Every election campaign is a process, an ongoing ebb-and-flow epic, punctuated by candidate forums, straw votes, polls and news. Campaigns also heat up at various times, beginning with candidacy announcement, going through polls, attacks and counter-attacks, policy debates and the waning days running toward the climax and voting.
In the case of the District of Columbia primary — the Democratic Party primary, which in this city is tantamount to the election in November — that would be September 14. A lot has happened already.
Four years ago, a young, ambitious Ward 4 councilman named Adrian Fenty was taking on veteran and heavily favored city council chair Linda Cropp, criss-crossing the city hellbent on knocking on every door of every house. Cropp and her managers weren’t paying close enough attention and the result was a devastating victory for Fenty, winning every precinct and ward in the city. He brought with him a new chairman — Ward 7’s Vincent Gray — and other new faces, including Harry Thomas Jr. in Ward 5, Mary Cheh in Ward 3, At-large Councilman Kwame Brown and Tommy Wells in Ward 6.

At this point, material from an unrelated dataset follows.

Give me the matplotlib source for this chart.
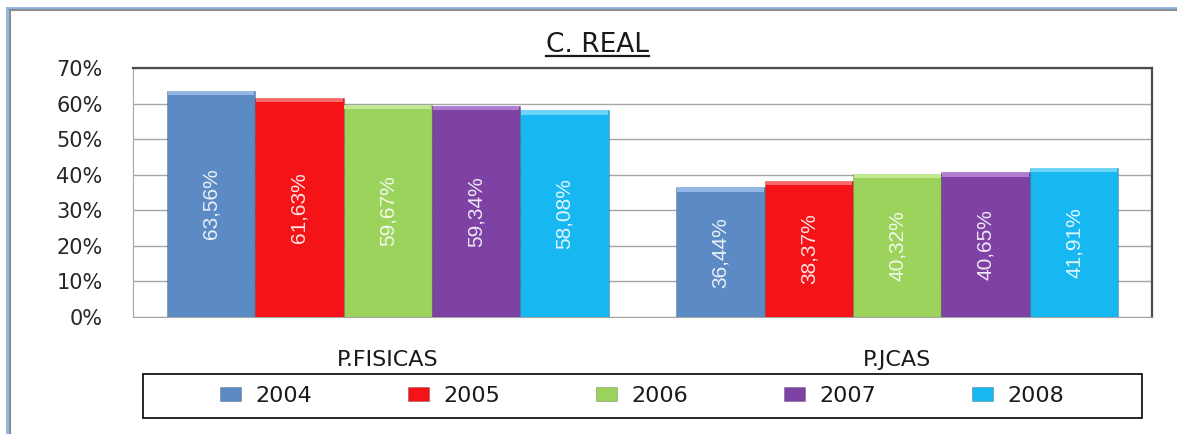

This time around, things seem a little resonant of the previous run: Fenty is once again facing a city council chairman in self-dubbed candidate Vince Gray, who finally entered the race in the spring, prodded by supporters and a polled dissatisfaction with Fenty’s style and way of operating.
But it’s also different: where the 2006 election seemed almost dreamily sleepy and below the radar in the summer months, this race has a daily, electric and strange feel to it, covered almost 24-7 by a blogosphere that never lets up. Gray has polled well, but there have been no recent polls. He’s won big citywide straw votes, although straw votes, because of their size, are rarely true indicators of results. The campaign has turned surprisingly negative, with periodic outbursts of anger and hostility flaring up. With Gray’s mayoral candidacy, the new chair will be either Kwame Brown or former D.C. Councilmember and mayoral candidate Vincent Orange, after Ward 2 Councilmember Jack Evans chose not to run. The Brown vs. Orange choice now seems like slim pickings to some observers, especially after news that Brown carries an unpaid $50,000 credit debt and owns a boat called Bulletproof.
And all that is before last week’s firings of 241 teachers for “poor performance” under a new and still controversial evaluation program called IMPACT launched by Michelle Rhee.
Over the last few days, we peeked in the candidates at a Hotel PAC forum, at the Penn Quarter Association forum for non-mayoral candidates and a Ward 2 Democratic straw poll.
Under the prodding of moderator and WRC reporter Tom Sherwood, Fenty and Gray engaged in some heated exchanges notable for what appeared to be genuine anger on Gray’s part. When the mayor in a boilerplate statement thanked the Hotel PAC “for this opportunity to debate the issues,” Gray responded in turn by saying angrily, “You’ve had lots of opportunities to debate the issues. You just haven’t shown up.” He called the mayor’s failure to show up at a recent education forum “shocking … That’s his issue, for heaven’s sake.”
When the mayor again criticized Gray for his human services gig in the 1990s, Gray said “what in the world could you possibly know about the 1990s?”
At the Penn Quarter forum, Brown and Orange both touted themselves in different ways: Brown talking endorsements, including several organizations around the city and “all of my fellow councilmen,” Orange touting his experience on the council and his rise from a poor family. In the at-large council race, Clark Ray came across as experience-hungry and energetic, Phil Mendelson as experienced. Tommy Wells touted his experience and progress in educational reform, which he’s supported. Challenger Kelvin Robinson promised to push for more choices in education. The former chief of staff to Mayor Anthony Williams proved articulate, vocal and knowledgeable, though without highlighting failures, it’s always tough to topple an incumbent at the ward level, and Wells seems anything but complacent.
At the Ward 2 Democratic straw poll in Thomas Circle, it was politics and campaigns as theater. While supporters showed their signs outside with a sea of bobbing blues and grays held high for drivers to see (with much honking ensuing), Gray and Fenty appeared one after the other to give their stump speeches and engage with supporters. Fenty, it turned out, won the vote by about a 30-point margin, enough to breathe a sigh of relief, but not big enough to free himself of worry.